--- Start of Given data ---

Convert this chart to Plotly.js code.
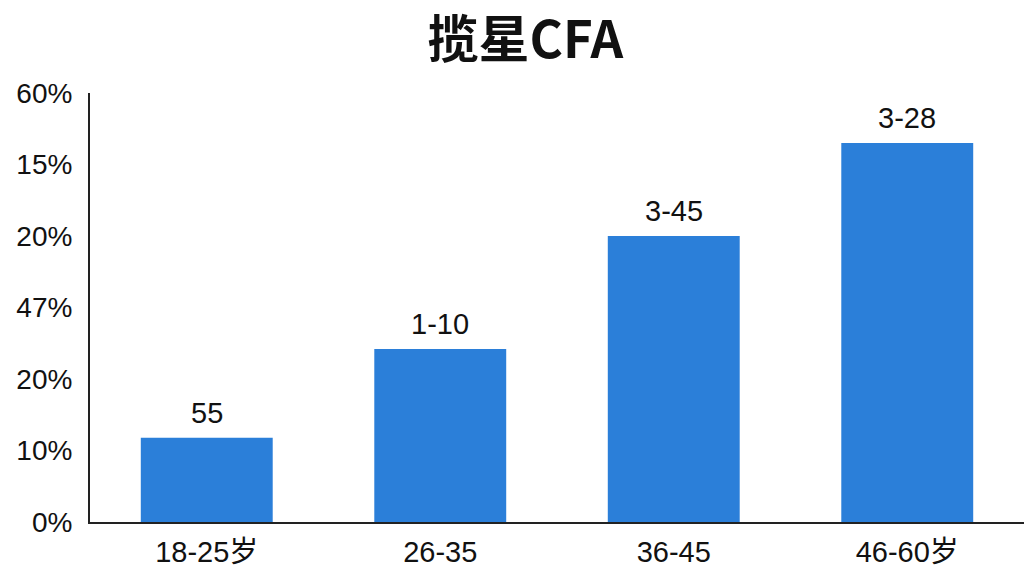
<!DOCTYPE html>
<html>
<head>
<meta charset="utf-8">
<script src="https://cdn.plot.ly/plotly-3.0.1.min.js"></script>
<style>html,body{margin:0;padding:0;background:#fff;}#chart{width:1024px;height:576px;}</style>
</head>
<body>
<div id="chart"></div>
<script>
const categories = ["18-25岁", "26-35", "36-45", "46-60岁"];
const values = [11.8, 24.2, 40.0, 53.0];
const barLabels = ["55", "1-10", "3-45", "3-28"];
const yTickVals = [0, 10, 20, 30, 40, 50, 60];
const yTickText = ["0%", "10%", "20%", "47%", "20%", "15%", "60%"];
const chartTitle = "揽星CFA";

const FONT = "Liberation Sans, Arial, 'Noto Sans CJK SC', sans-serif";

const trace = {
  type: "bar",
  x: categories,
  y: values,
  marker: {color: "#2b7fd9"},
  width: 0.565,
  hoverinfo: "skip"
};

const annotations = categories.map((c, i) => ({
  x: c, y: values[i], xref: "x", yref: "y",
  text: barLabels[i], showarrow: false,
  yanchor: "bottom", yshift: 7,
  font: {family: FONT, size: 29, color: "#111"}
}));

const layout = {
  width: 1024, height: 576,
  margin: {l: 90, r: 0, t: 93, b: 54},
  paper_bgcolor: "#fff", plot_bgcolor: "#fff",
  showlegend: false,
  title: {
    text: "<b>" + chartTitle + "</b>",
    x: 0.513, xanchor: "center", xref: "container",
    y: 0.93, yanchor: "middle", yref: "container",
    font: {family: "'Noto Sans CJK SC', sans-serif", size: 51, color: "#111"}
  },
  xaxis: {
    type: "category",
    range: [-0.5, 3.5],
    showline: true, linecolor: "#222", linewidth: 2,
    showgrid: false, zeroline: false, ticks: "",
    ticklabelstandoff: 3,
    tickfont: {family: FONT, size: 29, color: "#111"}
  },
  yaxis: {
    range: [0, 60],
    tickmode: "array", tickvals: yTickVals, ticktext: yTickText,
    showline: true, linecolor: "#222", linewidth: 2,
    showgrid: false, zeroline: false, ticks: "",
    ticklabelstandoff: 10,
    tickfont: {family: FONT, size: 28, color: "#111"}
  },
  annotations: annotations
};

Plotly.newPlot("chart", [trace], layout, {displayModeBar: false, staticPlot: true});
</script>
</body>
</html>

--- End of Given data ---

Task: Reproduce the material above verbatim; omit every picture.

Finished task:
Convert this chart to Plotly.js code.
<!DOCTYPE html>
<html>
<head>
<meta charset="utf-8">
<script src="https://cdn.plot.ly/plotly-3.0.1.min.js"></script>
<style>html,body{margin:0;padding:0;background:#fff;}#chart{width:1024px;height:576px;}</style>
</head>
<body>
<div id="chart"></div>
<script>
const categories = ["18-25岁", "26-35", "36-45", "46-60岁"];
const values = [11.8, 24.2, 40.0, 53.0];
const barLabels = ["55", "1-10", "3-45", "3-28"];
const yTickVals = [0, 10, 20, 30, 40, 50, 60];
const yTickText = ["0%", "10%", "20%", "47%", "20%", "15%", "60%"];
const chartTitle = "揽星CFA";

const FONT = "Liberation Sans, Arial, 'Noto Sans CJK SC', sans-serif";

const trace = {
  type: "bar",
  x: categories,
  y: values,
  marker: {color: "#2b7fd9"},
  width: 0.565,
  hoverinfo: "skip"
};

const annotations = categories.map((c, i) => ({
  x: c, y: values[i], xref: "x", yref: "y",
  text: barLabels[i], showarrow: false,
  yanchor: "bottom", yshift: 7,
  font: {family: FONT, size: 29, color: "#111"}
}));

const layout = {
  width: 1024, height: 576,
  margin: {l: 90, r: 0, t: 93, b: 54},
  paper_bgcolor: "#fff", plot_bgcolor: "#fff",
  showlegend: false,
  title: {
    text: "<b>" + chartTitle + "</b>",
    x: 0.513, xanchor: "center", xref: "container",
    y: 0.93, yanchor: "middle", yref: "container",
    font: {family: "'Noto Sans CJK SC', sans-serif", size: 51, color: "#111"}
  },
  xaxis: {
    type: "category",
    range: [-0.5, 3.5],
    showline: true, linecolor: "#222", linewidth: 2,
    showgrid: false, zeroline: false, ticks: "",
    ticklabelstandoff: 3,
    tickfont: {family: FONT, size: 29, color: "#111"}
  },
  yaxis: {
    range: [0, 60],
    tickmode: "array", tickvals: yTickVals, ticktext: yTickText,
    showline: true, linecolor: "#222", linewidth: 2,
    showgrid: false, zeroline: false, ticks: "",
    ticklabelstandoff: 10,
    tickfont: {family: FONT, size: 28, color: "#111"}
  },
  annotations: annotations
};

Plotly.newPlot("chart", [trace], layout, {displayModeBar: false, staticPlot: true});
</script>
</body>
</html>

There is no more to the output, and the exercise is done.